## WHAT YOU ARE ASKED TO DO
Print the material below exactly as it stands, please, from its first line to the line holding "weeks = list(range(1, 53))", with no pictures.
★ ★ ★
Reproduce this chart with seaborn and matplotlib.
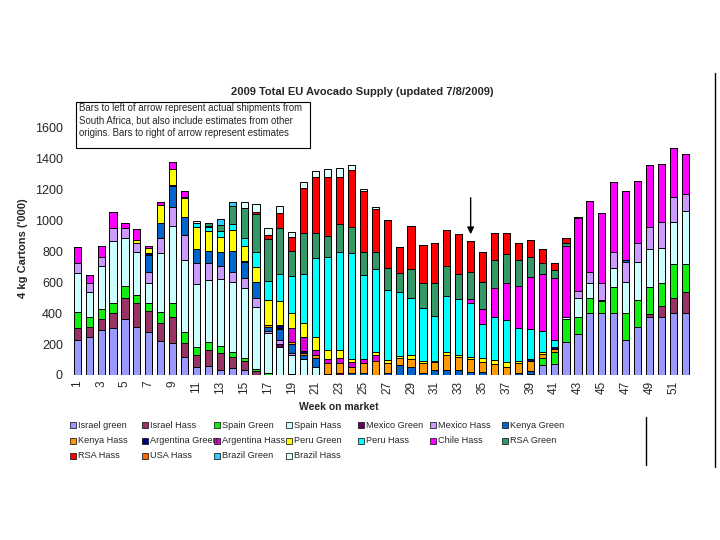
import pandas as pd
import seaborn as sns
import matplotlib.pyplot as plt
from matplotlib.patches import Rectangle
from matplotlib.lines import Line2D

sns.set_style('white')
plt.rcParams['font.family'] = ['Liberation Sans', 'DejaVu Sans']

weeks = list(range(1, 53))

# thousands of 4 kg cartons per week
israel_green = [227, 244, 292, 302, 361, 313, 281, 222, 210, 119,
                54, 60, 32, 43, 32, 0, 0, 0, 0, 0,
                0, 0, 0, 0, 0, 0, 0, 0, 0, 0,
                0, 0, 0, 0, 0, 0, 0, 0, 0, 65,
                71, 216, 264, 400, 400, 400, 227, 309, 378, 374,
                400, 400]
israel_hass = [80, 69, 69, 102, 136, 151, 136, 113, 164, 86,
               76, 102, 112, 71, 58, 24, 0, 0, 0, 0,
               0, 0, 0, 0, 0, 0, 0, 0, 0, 0,
               0, 0, 0, 0, 0, 0, 0, 0, 0, 0,
               0, 0, 0, 0, 0, 0, 0, 0, 17, 73,
               97, 136]
spain_green = [103, 65, 67, 65, 80, 54, 52, 75, 90, 76,
               54, 54, 45, 32, 17, 15, 15, 0, 4, 0,
               0, 0, 0, 0, 0, 0, 0, 0, 0, 0,
               0, 0, 0, 0, 0, 0, 0, 0, 6, 43,
               80, 145, 110, 97, 76, 168, 173, 177, 173, 151,
               220, 181]
spain_hass = [253, 162, 278, 401, 309, 281, 129, 378, 502, 464,
              404, 400, 430, 454, 454, 404, 255, 179, 125, 101,
              54, 0, 0, 0, 0, 0, 0, 0, 0, 0,
              0, 0, 0, 0, 0, 0, 0, 0, 0, 0,
              0, 17, 123, 102, 10, 123, 201, 248, 248, 222,
              276, 348]
mexico_green = [0, 0, 0, 0, 0, 0, 0, 0, 0, 0,
                0, 0, 0, 0, 0, 0, 0, 22, 0, 0,
                0, 8, 10, 0, 0, 0, 0, 0, 0, 0,
                0, 0, 0, 0, 0, 0, 0, 0, 0, 0,
                0, 0, 0, 0, 0, 0, 0, 0, 0, 0,
                0, 0]
mexico_hass = [61, 54, 56, 85, 69, 59, 72, 98, 120, 162,
               136, 110, 86, 70, 69, 54, 12, 26, 11, 0,
               0, 0, 0, 0, 0, 0, 0, 0, 0, 0,
               0, 0, 0, 0, 0, 0, 0, 0, 0, 0,
               0, 0, 50, 71, 111, 108, 130, 123, 140, 168,
               162, 106]
kenya_green = [0, 0, 0, 0, 0, 0, 108, 97, 139, 119,
               90, 80, 93, 130, 104, 104, 32, 69, 60, 30,
               54, 0, 0, 10, 15, 0, 15, 65, 54, 10,
               32, 32, 32, 22, 22, 0, 0, 11, 17, 0,
               0, 0, 0, 0, 0, 0, 15, 0, 0, 0,
               0, 0]
kenya_hass = [0, 0, 0, 0, 0, 0, 0, 0, 0, 0,
              5, 0, 0, 0, 6, 0, 11, 11, 11, 13,
              22, 68, 66, 44, 65, 93, 61, 43, 50, 70,
              54, 98, 82, 80, 65, 69, 54, 69, 69, 26,
              20, 0, 0, 0, 0, 0, 0, 0, 0, 0,
              0, 0]
argentina_green = [0, 0, 0, 0, 0, 0, 15, 0, 8, 0,
                   0, 0, 0, 0, 0, 0, 0, 17, 0, 13,
                   0, 0, 0, 0, 0, 0, 0, 0, 0, 0,
                   7, 0, 0, 0, 0, 0, 0, 0, 10, 0,
                   13, 0, 0, 0, 0, 0, 0, 0, 0, 0,
                   0, 0]
argentina_hass = [0, 0, 0, 0, 0, 0, 0, 0, 0, 0,
                  0, 0, 0, 0, 0, 0, 0, 0, 95, 91,
                  32, 26, 36, 30, 22, 37, 0, 0, 0, 0,
                  0, 0, 0, 0, 0, 0, 0, 0, 0, 0,
                  0, 0, 0, 0, 0, 0, 0, 0, 0, 0,
                  0, 0]
peru_green = [0, 0, 0, 0, 0, 17, 28, 119, 100, 119,
              142, 128, 97, 140, 95, 101, 162, 158, 93, 91,
              86, 60, 50, 18, 0, 22, 21, 15, 26, 13,
              0, 19, 15, 17, 22, 28, 32, 13, 0, 13,
              0, 0, 0, 0, 0, 0, 0, 0, 0, 0,
              0, 0]
peru_hass = [0, 0, 0, 0, 0, 0, 0, 0, 0, 10,
             26, 24, 39, 38, 50, 97, 123, 173, 244, 315,
             510, 605, 637, 686, 546, 533, 454, 417, 367, 339,
             289, 365, 363, 350, 220, 281, 270, 210, 194, 138,
             43, 0, 0, 0, 0, 0, 0, 0, 0, 0,
             0, 0]
chile_hass = [103, 54, 74, 103, 28, 69, 15, 21, 45, 37,
              0, 10, 0, 0, 0, 0, 0, 0, 0, 0,
              0, 0, 0, 0, 0, 0, 0, 0, 0, 0,
              0, 0, 0, 22, 97, 184, 238, 276, 341, 367,
              400, 460, 469, 458, 454, 454, 447, 400, 404, 378,
              313, 261]
rsa_green = [0, 0, 0, 0, 0, 0, 0, 0, 0, 0,
             0, 18, 37, 117, 194, 244, 272, 300, 160, 263,
             164, 134, 177, 169, 151, 114, 140, 123, 188, 166,
             212, 192, 160, 179, 179, 184, 188, 166, 130, 76,
             50, 19, 0, 0, 0, 0, 0, 0, 0, 0,
             0, 0]
rsa_hass = [0, 0, 0, 0, 0, 0, 0, 0, 0, 0,
            0, 0, 0, 0, 0, 11, 22, 93, 92, 292,
            359, 380, 309, 371, 395, 274, 313, 164, 281, 244,
            259, 234, 259, 201, 190, 173, 140, 112, 108, 89,
            48, 28, 6, 0, 0, 0, 0, 0, 0, 0,
            0, 0]
usa_hass = [0] * 52
brazil_green = [0, 0, 0, 0, 0, 0, 0, 0, 0, 0,
                0, 0, 37, 25, 0, 0, 0, 0, 0, 0,
                0, 0, 0, 0, 0, 0, 0, 0, 0, 0,
                0, 0, 0, 0, 0, 0, 0, 0, 0, 0,
                0, 0, 0, 0, 0, 0, 0, 0, 0, 0,
                0, 0]
brazil_hass = [0, 0, 0, 0, 0, 0, 0, 0, 0, 0,
               11, 0, 0, 0, 39, 54, 50, 48, 34, 43,
               43, 54, 54, 33, 11, 18, 0, 0, 0, 0,
               0, 0, 0, 0, 0, 0, 0, 0, 0, 0,
               0, 0, 0, 0, 0, 0, 0, 0, 0, 0,
               0, 0]

origins = ['Israel green', 'Israel Hass', 'Spain Green', 'Spain Hass',
           'Mexico Green', 'Mexico Hass', 'Kenya Green', 'Kenya Hass',
           'Argentina Green', 'Argentina Hass', 'Peru Green', 'Peru Hass',
           'Chile Hass', 'RSA Green', 'RSA Hass', 'USA Hass',
           'Brazil Green', 'Brazil Hass']
colours = ['#9999FF', '#993366', '#11EE11', '#CCFFFF',
           '#660066', '#CC99FF', '#0066CC', '#FF9900',
           '#000080', '#DD00DD', '#FFFF00', '#00FFFF',
           '#FF00FF', '#339966', '#FF0000', '#FF6600',
           '#33CCFF', '#E0FFFF']
series = [israel_green, israel_hass, spain_green, spain_hass,
          mexico_green, mexico_hass, kenya_green, kenya_hass,
          argentina_green, argentina_hass, peru_green, peru_hass,
          chile_hass, rsa_green, rsa_hass, usa_hass,
          brazil_green, brazil_hass]

rows = []
for name, vals in zip(origins, series):
    for w, v in zip(weeks, vals):
        rows.append((w, name, v))
df = pd.DataFrame(rows, columns=['week', 'origin', 'cartons'])

fig = plt.figure(figsize=(7.2, 5.4), dpi=100)
ax = fig.add_axes([0.099, 0.3056, 0.861, 0.4574])

# seaborn stacks the first hue level on top, so reverse the order
sns.histplot(data=df, x='week', weights='cartons', hue='origin',
             hue_order=origins[::-1], multiple='stack', discrete=True,
             shrink=0.6, palette=dict(zip(origins, colours)),
             edgecolor='black', linewidth=0.7, alpha=1, legend=False, ax=ax)

ax.set_xlim(0.5, 52.5)
ax.set_ylim(0, 1600)
ax.set_yticks(range(0, 1601, 200))
ax.set_xticks(range(1, 52, 2))
ax.tick_params(axis='y', length=0, pad=6, labelsize=9)
ax.tick_params(axis='x', length=0, pad=4, labelsize=8.5, labelrotation=90)
ax.set_xlabel('')
ax.set_ylabel('')
for s in ax.spines.values():
    s.set_visible(False)

ax.annotate('', xy=(34, 894), xytext=(34, 1166),
            arrowprops=dict(arrowstyle='-|>', color='black', lw=1, mutation_scale=10))

W, H = 720, 540
fig.text(362 / W, 1 - 92 / H, '2009 Total EU Avocado Supply (updated 7/8/2009)',
         ha='center', va='center', fontsize=8, fontweight='bold')
fig.text(23 / W, 1 - 248 / H, "4 kg Cartons ('000)", rotation=90,
         ha='center', va='center', fontsize=8, fontweight='bold')
fig.text(339 / W, 1 - 407 / H, 'Week on market',
         ha='center', va='center', fontsize=7.5, fontweight='bold')

# note box
fig.add_artist(Rectangle((76 / W, 1 - 148 / H), 234 / W, 46 / H,
                         transform=fig.transFigure, facecolor='white',
                         edgecolor='black', linewidth=0.8))
fig.text(79 / W, 1 - 103 / H,
         'Bars to left of arrow represent actual shipments from\n'
         'South Africa, but also include estimates from other\n'
         'origins. Bars to right of arrow represent estimates',
         ha='left', va='top', fontsize=6.9, linespacing=1.3)

# legend, laid out in the same 7-column grid as the original
for i, (name, col) in enumerate(zip(origins, colours)):
    r, c = divmod(i, 7)
    x = 70 + c * 72
    y = 425 + r * 15.5
    fig.add_artist(Rectangle((x / W, 1 - (y + 3) / H), 6 / W, 6 / H,
                             transform=fig.transFigure, facecolor=col,
                             edgecolor='black', linewidth=0.5))
    fig.text((x + 8) / W, 1 - y / H, name, ha='left', va='center', fontsize=6.6)

fig.add_artist(Line2D([715 / W, 715 / W], [1 - 73 / H, 1 - 467 / H],
                      transform=fig.transFigure, color='black', lw=1))
fig.add_artist(Line2D([646 / W, 646 / W], [1 - 417 / H, 1 - 465 / H],
                      transform=fig.transFigure, color='black', lw=1))

fig.savefig('out.png', dpi=100, facecolor='white')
★ ★ ★
## SOLUTION TO THIS PROBLEM
Reproduce this chart with seaborn and matplotlib.
import pandas as pd
import seaborn as sns
import matplotlib.pyplot as plt
from matplotlib.patches import Rectangle
from matplotlib.lines import Line2D

sns.set_style('white')
plt.rcParams['font.family'] = ['Liberation Sans', 'DejaVu Sans']

weeks = list(range(1, 53))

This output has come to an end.